L’indice del libro è organizzato secondo le voci di un oroscopo: Famiglia, Viaggi, Salute, Lavoro & Denaro, Amore, Di che segno sei. Ispirandosi all’astrologia l’autrice adotta un vincolo non meno romanzesco della sequenzialità cronologica e traduce in forma narrativa un sapere a metà strada tra l’occulto e il pop. Non ne deriva una cronaca brillante ma uno spazio romanzesco proprio, personale: i fatti sembrano scivolare sulla stessa corrente e il collante è un misto di intimità e lirismo, saggismo (gli esperimenti di John Cage, gli studi sul comportamento delle balene, l’antropologia, il cinema) e libertà costruttiva (i passaggi tra diversi tempi verbali).
All’origine di questa scrittura vi è il desiderio di comprendere ed esprimere. Il tema s’intreccia narrativamente a quello della migrazione e della disabilità, diventando autonomo in certi momenti: per i nonni e genitori si parla di «una lingua tutta rotta» e della necessità di «conquistare un’altra lingua», della possibilità di trovarsi «in confusione tra le proprie lingue», delle parole che nella memoria famigliare (e il pensiero va alla Ginzburg) «sono sparite mentre altre faranno sempre parte del tuo riverbero». Un passaggio particolarmente felice riguarda poi i sottotitoli dei film («Vorrei che tutti quelli che lavorano nei sottotitoli fossero poeti»), chiuso dalla domanda: «Come si fa a sussurrare in maiuscolo?». E naturalmente anche il campo amoroso non è esente dalle sue tempeste linguistiche («ci si lascia quando si smette di parlare, ci si lascia dicendo troppo spesso la stessa cosa»).

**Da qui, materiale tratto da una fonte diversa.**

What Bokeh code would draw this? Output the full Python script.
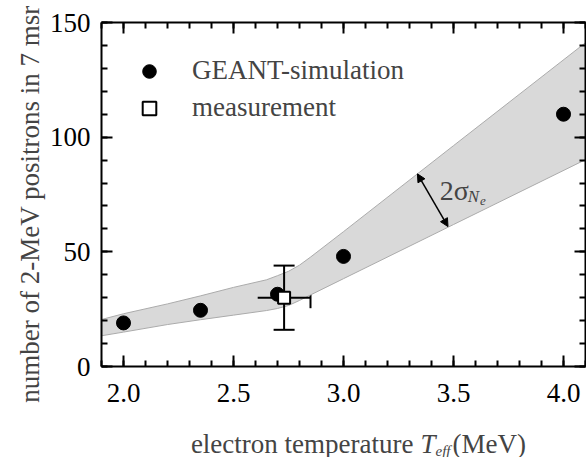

Non privi di suggestione sono i confronti tra l’italiano e l’inglese, utili per fondere in un unico concetto le diverse sfumature che ciascuna lingua riesce a cogliere (per esempio il divario tra scorciatoie e desire paths, tra bramosia e yearning, quando questa contiene anche yarn, filo, quindi «tutto quel desiderio che si sfalda come una matassa di lana, o come le viscere che si srotolano quando ci si innamora»). Essere una scrittrice-migrante porta dunque anche a queste intuizioni, mai estemporanee rispetto alla trama, e testimonianze di come il bilinguismo possa acuire la sensibilità.
Lungo tutta La straniera si avverte un bisogno di trasparenza: i nonni migranti, i genitori sordi, la piccola Claudia in difficoltà con la scrittura in italiano, tutti hanno sperimentato impedimenti e limiti espressivi, sempre in lotta con un codice maneggiato rozzamente, ed è forse questa babele ad aver segnato maggiormente l’autrice, desiderosa di una comunicazione più pura, e infine di arte. Questo bisogno, così familiare a chi ama perdersi tra gli scaffali di una libreria, può trovare risposta in un romanzo come questo, che ci fa «attraversare una soglia» con la stessa facilità con cui la protagonista al cinema sente che «un film inizia a colare fuori dallo schermo e ti si rovescia addosso».